Mingo the Eagle



In November 2003, a Bald Eagle was found injured near The Highground. The staff at the Antigo Raptor Rehabilitation Center rehabilitated the eagle and decided to release it near The Highground. In April 2004, a small notice was placed in the local paper announcing the eagle’s release date. When the day arrived, to everyone’s surprise, hundreds of people had gathered to watch the experience!
Bob “Mingo” Mingus was chosen to release the eagle. Mingo was a Vietnam Veteran and a good friend of Board of Directors member, Don Quicker. Both had served in Vietnam in the 101st Airborne Screaming Eagles at different times and in different units. An eagle is the symbol of the 101st Airborne Screaming Eagles and as such holds special significance to those who have served in the 101st. Mingo’s involvement in setting the rehabilitated eagle free carried special meaning.

After completing his Vietnam tour, Mingo struggled with his combat memories and suffered greatly from PTSD. The loss of his very close friend, Dean Bonneau, was especially difficult for Mingo.

Dean was a helicopter pilot who had flown a Cobra gunship. Mingo was a combat engineer who specialized in demolitions. The only thing Mingo knew was that Dean had died in a helicopter accident and had been declared missing in action. Dean’s body had never been recovered. For decades, Mingo lived with overwhelming survivor’s guilt, much of it due to never being allowed the opportunity to assist in finding Dean’s body. Recovering Dean’s body became a life-long quest.

Years after returning home while attending an event at Fort McCoy for the installation of the new base commander, Col. Ray Boland, Mingo was introduced to the Colonel. Immediately Mingo noticed there was a 101st patch on Col. Boland’s uniform, indicating the Colonel, too, had previously served with the 101st. He noted further Col. Boland wore some type of “air wings,” meaning he was possibly a helicopter pilot and had served in Vietnam.

Mingo asked Col. Borland if he had ever known a helicopter pilot by the name of Dean Bonneau. The Colonel was startled by the question. As it turned out, Dean had been Ray’s wingman in Vietnam and had been but a few yards away when Dean died. Ray told Mingo that Dean had fired a rocket from his pod of rockets, but the rocket had misfired, exploding in the pod and setting off all of the unfired rockets. The helicopter, being made of titanium and other light materials, virtually vaporized, along with any trace of Dean. There was no body to recover. Although this ended any hope of Dean’s body ever being found, Mingo’s PTSD persisted.

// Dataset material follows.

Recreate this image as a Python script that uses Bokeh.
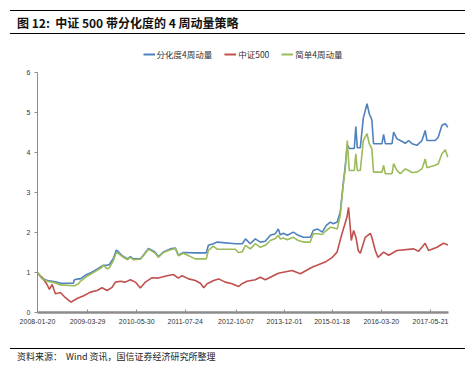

The rehabilitation staff instructed Mingo on how to hold the eagle and release it. Even when the staff gave Mingo the signal to release the eagle, Mingo continued to hold it close. As the seconds stretched by, Mingo and the eagle remained motionless. Amazingly, the eagle seemed content to stay on Mingo’s arm. Finally, Mingo urged it into the air where it rose and soared over The Highground.

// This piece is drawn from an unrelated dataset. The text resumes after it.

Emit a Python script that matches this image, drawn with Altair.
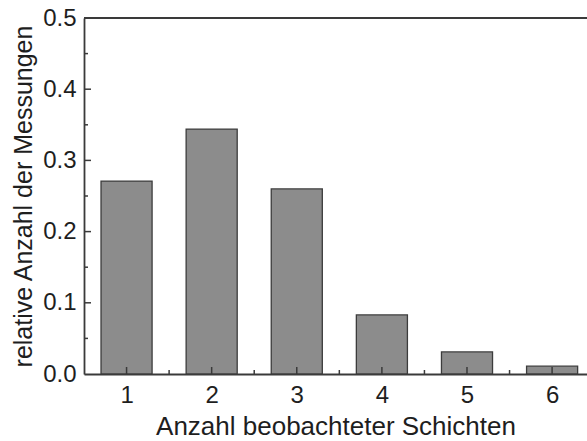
import altair as alt
import pandas as pd

# Relative frequency of the number of observed layers
layers = [1, 2, 3, 4, 5, 6]
rel_count = [0.271, 0.344, 0.260, 0.083, 0.031, 0.011]

x_major = [1, 2, 3, 4, 5, 6]
x_minor = [1.5, 2.5, 3.5, 4.5, 5.5]
y_major = [0.1, 0.2, 0.3, 0.4]
y_minor = [0.05, 0.15, 0.25, 0.35, 0.45]

BAR_HALF = 0.3
AXIS_COLOR = "#3a3a3a"
TEXT_COLOR = "#1e1e1e"
FONT = "Liberation Sans"

W, H = 503, 356

bars_df = pd.DataFrame({"n": layers, "v": rel_count})
bars_df["lo"] = bars_df["n"] - BAR_HALF
bars_df["hi"] = bars_df["n"] + BAR_HALF

xs = alt.Scale(domain=[0.5, 6.41], nice=False, zero=False)
ys = alt.Scale(domain=[0, 0.5], nice=False)

bars = alt.Chart(bars_df).mark_bar(
    color="#8c8c8c", stroke="#3c3c3c", strokeWidth=1.3
).encode(
    x=alt.X(
        "lo:Q",
        scale=xs,
        axis=alt.Axis(
            values=x_major,
            format="d",
            title="Anzahl beobachteter Schichten",
            ticks=False,
            grid=False,
            domainColor=AXIS_COLOR,
            domainWidth=1.8,
            labelFontSize=24,
            labelPadding=9,
            labelColor=TEXT_COLOR,
            labelFont=FONT,
            titleFont=FONT,
            titleFontSize=26,
            titleFontWeight="normal",
            titleColor=TEXT_COLOR,
            titlePadding=6,
        ),
    ),
    x2="hi:Q",
    y=alt.Y(
        "v:Q",
        scale=ys,
        axis=alt.Axis(
            values=[0, 0.1, 0.2, 0.3, 0.4, 0.5],
            format=".1f",
            title="relative Anzahl der Messungen",
            ticks=False,
            grid=False,
            domainColor=AXIS_COLOR,
            domainWidth=1.8,
            labelFontSize=24,
            labelPadding=8,
            labelColor=TEXT_COLOR,
            labelFont=FONT,
            titleFont=FONT,
            titleFontSize=25,
            titleFontWeight="normal",
            titleColor=TEXT_COLOR,
            titlePadding=6,
        ),
    ),
    y2=alt.datum(0),
)

# Top frame line
top = alt.Chart(pd.DataFrame({"t": [0.5]})).mark_rule(
    color=AXIS_COLOR, strokeWidth=1.8
).encode(y=alt.Y("t:Q", scale=ys), x=alt.value(0), x2=alt.value(W))

# Inward tick marks on the bottom axis
xt_major = alt.Chart(pd.DataFrame({"x": x_major})).mark_rule(
    color=AXIS_COLOR, strokeWidth=1.5
).encode(x=alt.X("x:Q", scale=xs), y=alt.value(H), y2=alt.value(H - 7))
xt_minor = alt.Chart(pd.DataFrame({"x": x_minor})).mark_rule(
    color=AXIS_COLOR, strokeWidth=1.5
).encode(x=alt.X("x:Q", scale=xs), y=alt.value(H), y2=alt.value(H - 4))

# Inward tick marks on the left axis
yt_major = alt.Chart(pd.DataFrame({"y": y_major})).mark_rule(
    color=AXIS_COLOR, strokeWidth=1.5
).encode(y=alt.Y("y:Q", scale=ys), x=alt.value(0), x2=alt.value(7))
yt_minor = alt.Chart(pd.DataFrame({"y": y_minor})).mark_rule(
    color=AXIS_COLOR, strokeWidth=1.5
).encode(y=alt.Y("y:Q", scale=ys), x=alt.value(0), x2=alt.value(4))

chart = alt.layer(bars, top, xt_major, xt_minor, yt_major, yt_minor).properties(
    width=W,
    height=H,
    autosize=alt.AutoSizeParams(type="none"),
    padding={"left": 84, "top": 18, "right": 0, "bottom": 67},
).configure_view(stroke=None).configure(background="white")

chart.save("out.html", embed_options={"renderer": "svg", "actions": False})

After the ceremony, Mingo was visibly emotional. Friends asked, “Mingo, why didn’t you release the eagle when they requested?” He answered, “As I held the eagle, I was nervous and overcome with emotion. I could feel the strong heartbeat of the eagle, and it seemed like he was scared, too. The eagle leaned into me and rested its head on my cheek. I could feel our heartbeats slowing together. I thought of Dean and it felt like the eagle was Dean’s spirit. Then, I felt a lifting of my spirit, our spirit, as if we both knew it was time. I released the eagle and said, ‘Be Free, Dean!’ In my mind, I was saying good-bye to Dean.”

When the eagle finally departed, it carried with it much of the pain of Dean’s death and some of Mingo’s PTSD.

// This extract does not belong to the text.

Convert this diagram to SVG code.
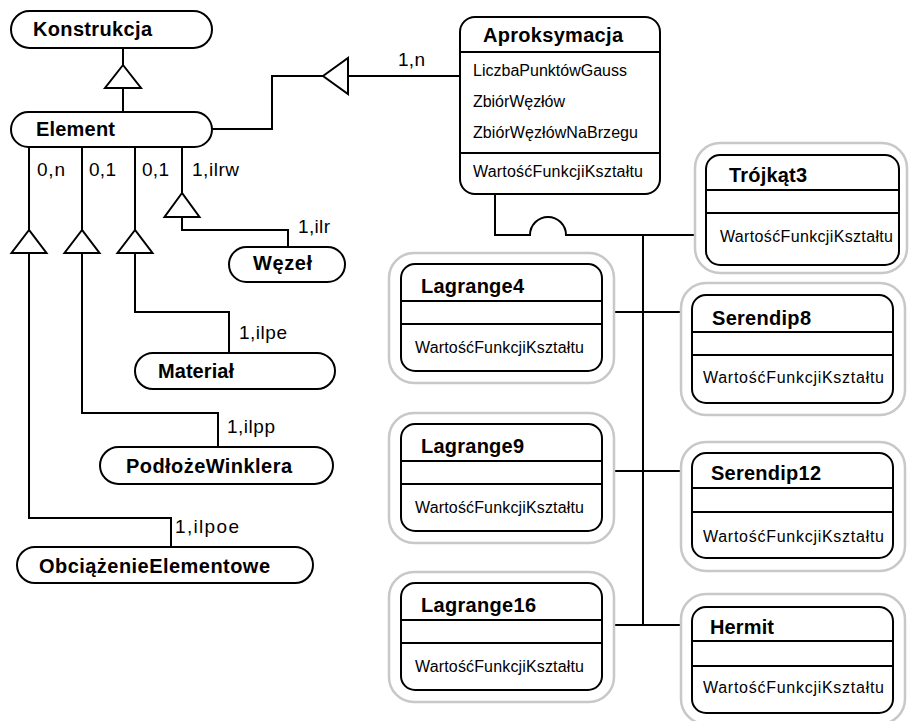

The stories that create memories and reflect the depths of the sacrifice of our United States military Veterans and their families are too numerous to record in any one place. Yet there is a place that has endeavored to create a beautiful and inspiring natural tribute to honor Veterans. It seeks to remember those who have died serving our country, to educate the next generation about the importance of those sacrifices, and to create new ways to help returning servicemen and women heal and become whole again.